The OSC makes it clear that an employer, when conducting an internal audit, must conduct the audit in a consistent manner, apply the same levels of scrutiny to all Form I-9 documentation, treat all employees the same, and apply the same level of scrutiny based on citizenship, immigration status, or national origin. The OSC further states that an employer may violate the IRCA’s anti-discrimination provision if it subjects certain documentation to additional scrutiny based on citizenship, immigration status, or national origin.

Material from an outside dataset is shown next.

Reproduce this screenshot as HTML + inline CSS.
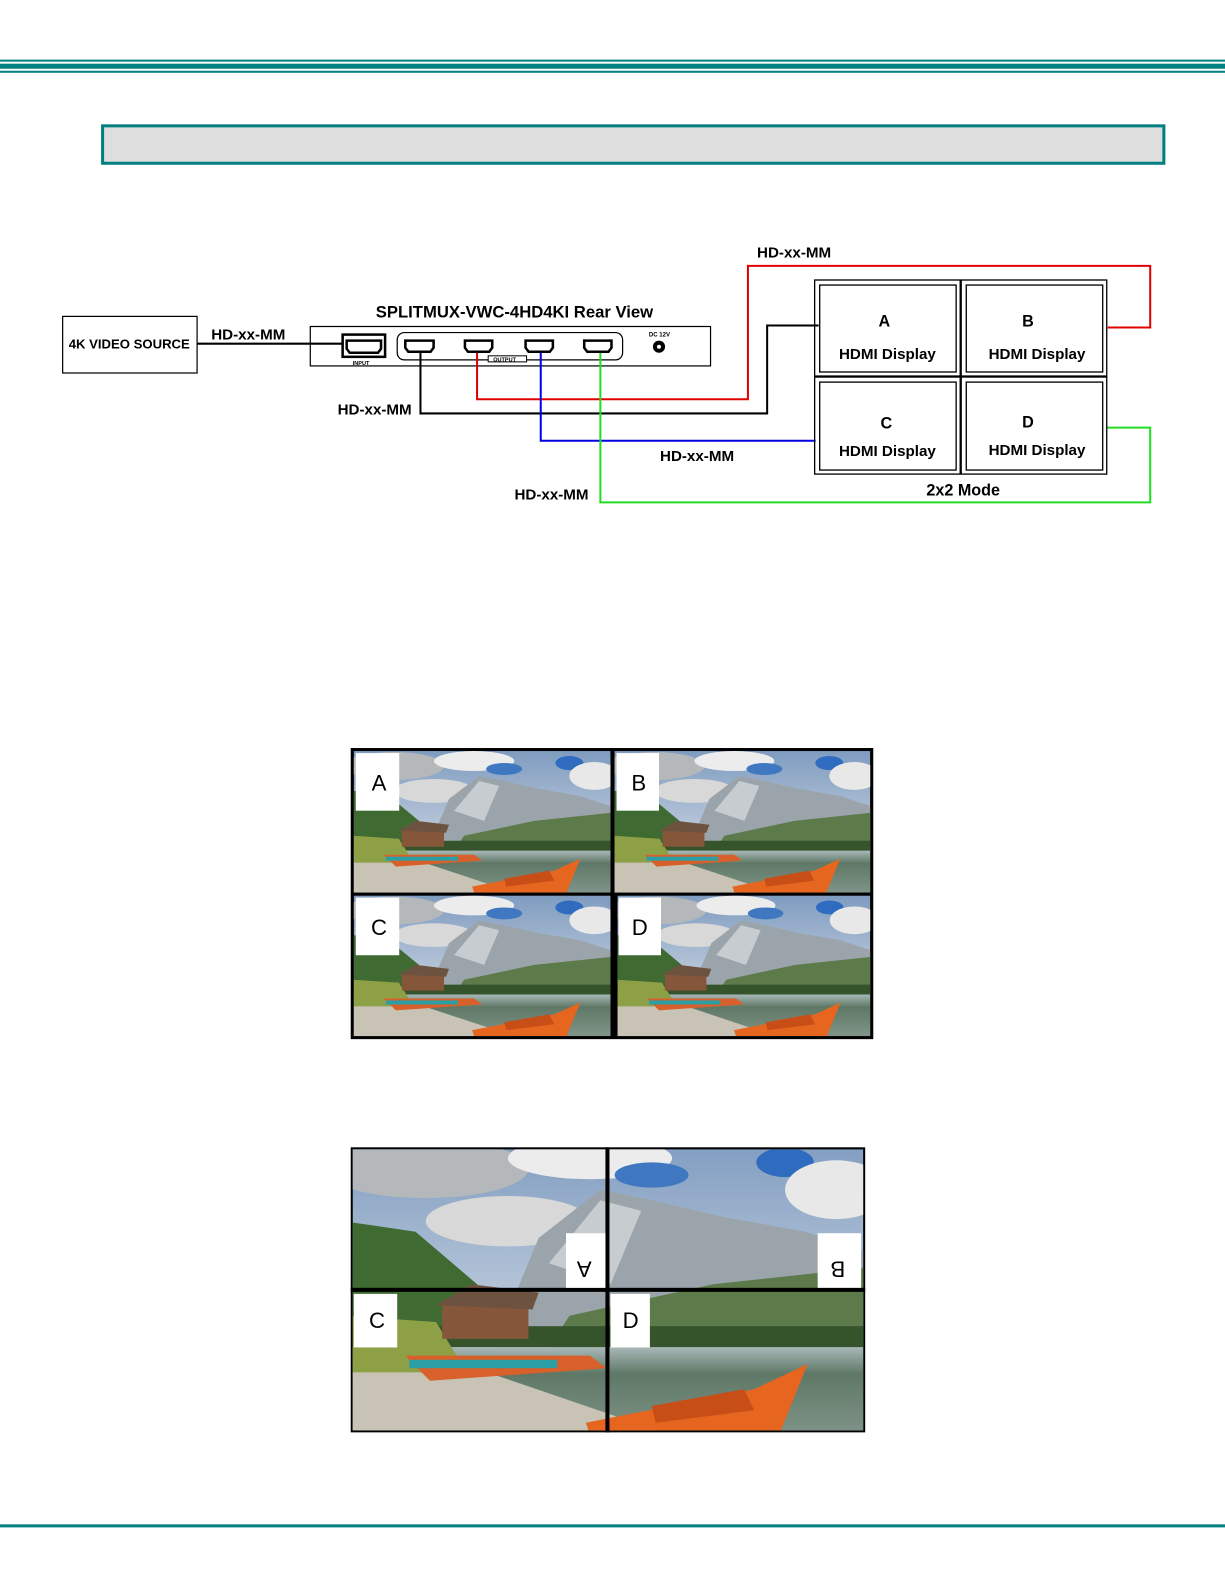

With respect to an employer questioning the authenticity of Form I-9 documentation provided by an employee during the Form I-9 compliance process, particularly Permanent Residence Cards, OSC refers to the intra-agency initiative between the Department of Justice’s (DOJ) Civil Rights Division and the Department of Homeland Security’s (DHS’) U.S. Immigration and Customs Enforcement (ICE). The agencies collaborated to provide guidance in December 2015 to address common questions that arise when employers conduct internal reviews of their Forms I-9. The DOJ/DHS guidance reminds employers that they “are required to accept original Form I-9 documentation that reasonably appears to be genuine and to relate to the individual presenting the documentation.” In addition, when conducting an internal audit, “employer[s] should not request documentation from an employee solely because photocopies of the documents are unclear.” Instead, employers should address this concern with an employee and give the employee an opportunity to provide a different document from the List of Acceptable Documents. The employer should not ask for alternative documentation if the employee presents the original version of the same documentation initially presented and if, upon inspection, the employer determines that the document appears genuine and reasonably related to the employee. Should the original document be unavailable or it is determined by the employer to not be genuine after inspection, then the employer may not ask for specific alternative documents and the employee should be given the opportunity to provide a different document from the List of Acceptable Documents.

Although this OSC guidance was provided in the context of Form I-9 audits, employers are advised to keep these policies in mind when initially completing Form I-9s for new employees at the time of hire.